MTN and Alphen took the judgement of the WCHC on appeal to the SCA. The SCA stated that: “the question raised by this appeal is whether the owners in a sectional title scheme had the requisite locus standi to seek interdictory relief in relation to the common property.” The SCA’s decision was based on section 41 of the Act. According to the SCA’s interpretation of the section, an owner must first call on the body corporate to institute proceedings on its behalf in relation to the common property. If the body corporate fails to do so, an application to court could be made for an order appointing a curator ad litem to act on behalf of the body corporate. After considering all the relevant factors, the court will decide whether to appoint a provisional curator ad litem who will conduct an investigation into the rights infringement and report to the court on the return day. The owners did not act in accordance with this section.

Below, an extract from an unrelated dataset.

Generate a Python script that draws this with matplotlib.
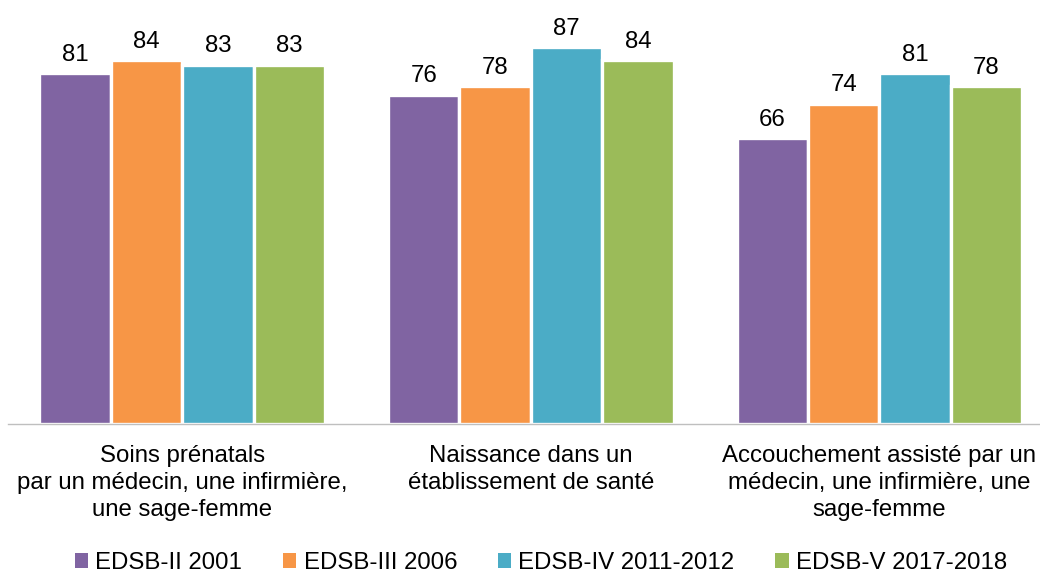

Accordingly, the Supreme Court of Appeal granted the appeal. It held that the individual owners do not have the legal standing to approach the court and seek relief in respect of the common property and therefore need to approach the court for the appointment of a curator ad litem to the body corporate. The matter was taken on appeal by the owners to the CC.


CC’s decision


The CC, agreeing with the WCHC, overturned the SCA’s judgement. The CC focused on whether section 41 of the Act deprived the owners of legal standing to seek the interdict. The CC stated that it was obliged to interpret the provisions of section 41 of the Act, read together with sections 36(6) and 37(1), in a manner that promotes access to the courts in accordance with section 39(2) of the Constitution.


The CC found that section 41 allows an owner in a sectional title scheme to launch proceedings on behalf of a body corporate where his/her rights, and those of the body corporate’s, have been affected. In those circumstances, written notice must be given to the body corporate calling on it to institute proceedings within one month and if no such proceedings are instituted, the owner may apply for a court order appointing a curator ad litem for the body corporate to institute proceedings. This applies only to matters in which the body corporate has an interest and authority to institute proceedings (as set out in section 36(6) of the Act). The purpose is to avoid unmeritorious proceedings on behalf of the body corporate or unwanted cost orders against it.


However, the section did not preclude the owners from launching proceedings in their own name. This is particularly in respect of matters where the body corporate has no interest or authority to litigate. Section 41 does not apply to the interdict against MTN and Alphen as those proceedings were not launched by the owners on behalf of the body corporate, nor was it in respect of matters covered by the Act. The owners’ claim arose from the zoning regulations which is a separate claim.


The SCA’s interpretation and application of section 41 of the Act diverted from what is required by section 39(2) of the Constitution and does not promote the objects of the Bill of Rights.


Conclusion


On the basis that the owners had legal standing to bring the interdict in the WCHC, the CC reinstated the WCHC’s order against MTN and Alphen. MTN and Alphen must therefore remove the receiver station erected on the common property of the sectional title scheme.